The UNAIDS in its latest report released on World AIDS day said that the response to the deadly disease is moving backwards rather than forward.  The “Prevailing against the Pandemics by Putting People at the Centre” said that there was a 72 per cent increase of new infections from 2010 to 2019 in eastern Europe and central Asia, 22 per cent increase in the Middle East and North Africa and 21 per cent of increase in infections in Latin America.
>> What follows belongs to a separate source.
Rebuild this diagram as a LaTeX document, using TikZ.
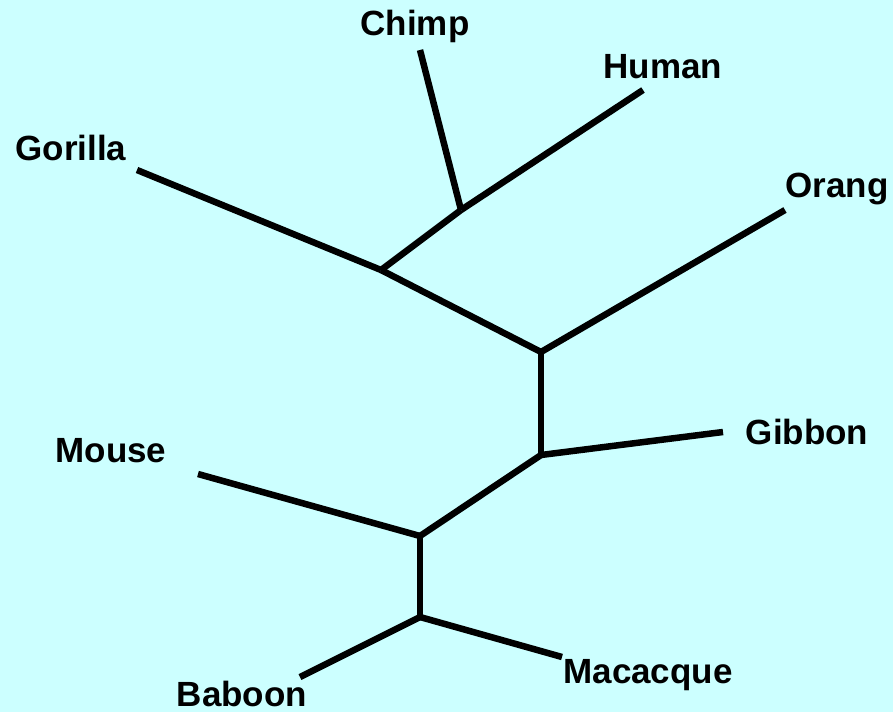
\documentclass[tikz,border=0pt]{standalone}
\usepackage{fontspec}
\setmainfont{Liberation Sans}
\definecolor{bgc}{HTML}{CCFFFF}
\begin{document}
\begin{tikzpicture}[x=1pt,y=-1pt,
  branch/.style={line width=6.5pt,line cap=butt},
  lab/.style={font=\fontsize{35}{40}\selectfont\bfseries,inner sep=0pt}]
\fill[bgc] (0,0) rectangle (893,712);
\useasboundingbox (0,0) rectangle (893,712);
% tips
\coordinate (chimp) at (420,50);
\coordinate (human) at (643,90);
\coordinate (gorilla) at (137,170);
\coordinate (orang) at (785,210);
\coordinate (gibbon) at (723,432);
\coordinate (mouse) at (198,474);
\coordinate (baboon) at (300,677);
\coordinate (macacque) at (562,657);
% internal
\coordinate (n1) at (461,210);
\coordinate (n2) at (381,270);
\coordinate (n3) at (541,352);
\coordinate (n4) at (541,455);
\coordinate (n5) at (420,536);
\coordinate (n6) at (420,617);
\draw[branch] (chimp) -- (n1);
\draw[branch] (human) -- (n1);
\draw[branch] (n1) -- (n2);
\draw[branch] (gorilla) -- (n2);
\draw[branch] (n2) -- (n3);
\draw[branch] (orang) -- (n3);
\draw[branch] (n3) -- (n4);
\draw[branch] (gibbon) -- (n4);
\draw[branch] (n4) -- (n5);
\draw[branch] (mouse) -- (n5);
\draw[branch] (n5) -- (n6);
\draw[branch] (baboon) -- (n6);
\draw[branch] (macacque) -- (n6);
% labels
\node[lab] (lchimp) at (415,26) {Chimp};
\node[lab] (lhuman) at (663,67) {Human};
\node[lab] (lgorilla) at (71,148) {Gorilla};
\node[lab] (lorang) at (837,189) {Orang};
\node[lab] (lgibbon) at (807,432) {Gibbon};
\node[lab] (lmouse) at (111,451) {Mouse};
\node[lab] (lbaboon) at (242,694) {Baboon};
\node[lab] (lmacacque) at (648,675) {Macacque};
\end{tikzpicture}
\end{document}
Noting that the vision of Fast Track (a world on a clear path by 2020 towards ending AIDS as a public health threat) was not realized, the UNAIDS said that none of the ten commitments have been met.

Zero AIDS-related deaths

The report notes that the global number of AIDS related deaths declined by 39 per cent from 2010 to 2019. However, it notes that the 2019 deaths (6,90,000) still far exceeds the 2020 target of reducing mortality.

TEN COMMITMENTS

  • Ensure 30 million people living with HIV have access to treatment through meeting the 90–90–90 targets by 2020
  • Eliminate new HIV infections among children by 2020. Ensure 1.4 million children have access to HIV treatment by 2020.
  • Ensure access to combination prevention options, including pre-exposure prophylaxis, voluntary medical male circumcision, harm reduction and condoms, to at least 90 per cent of people by 2020
  • Eliminate gender inequalities and end all forms of violence and discrimination against women and girls, people living with HIV and key populations by 2020.
  • Ensure that 90 per cent of young people have the skills, knowledge and capacity to protect them from HIV. Ensure they have access to sexual and reproductive health services by 2020
  • Ensure that 75 per cent of people living with, at risk of and affected by HIV benefit from HIV-sensitive social protection by 2020.
  • Ensure that at least 30 per cent of all service delivery is community-led by 2020.
  • Ensure that HIV investments increase to US$ 26 billion by 2020, including a quarter for HIV prevention and 6% for social enablers.
  • Empower people living with, at risk of and affected by HIV to know their rights and to access justice and legal services to prevent and challenge violations of human rights.
  • Commit to taking AIDS out of isolation through people-centred systems to improve universal health coverage, including treatment for tuberculosis, cervical cancer and hepatitis B and C.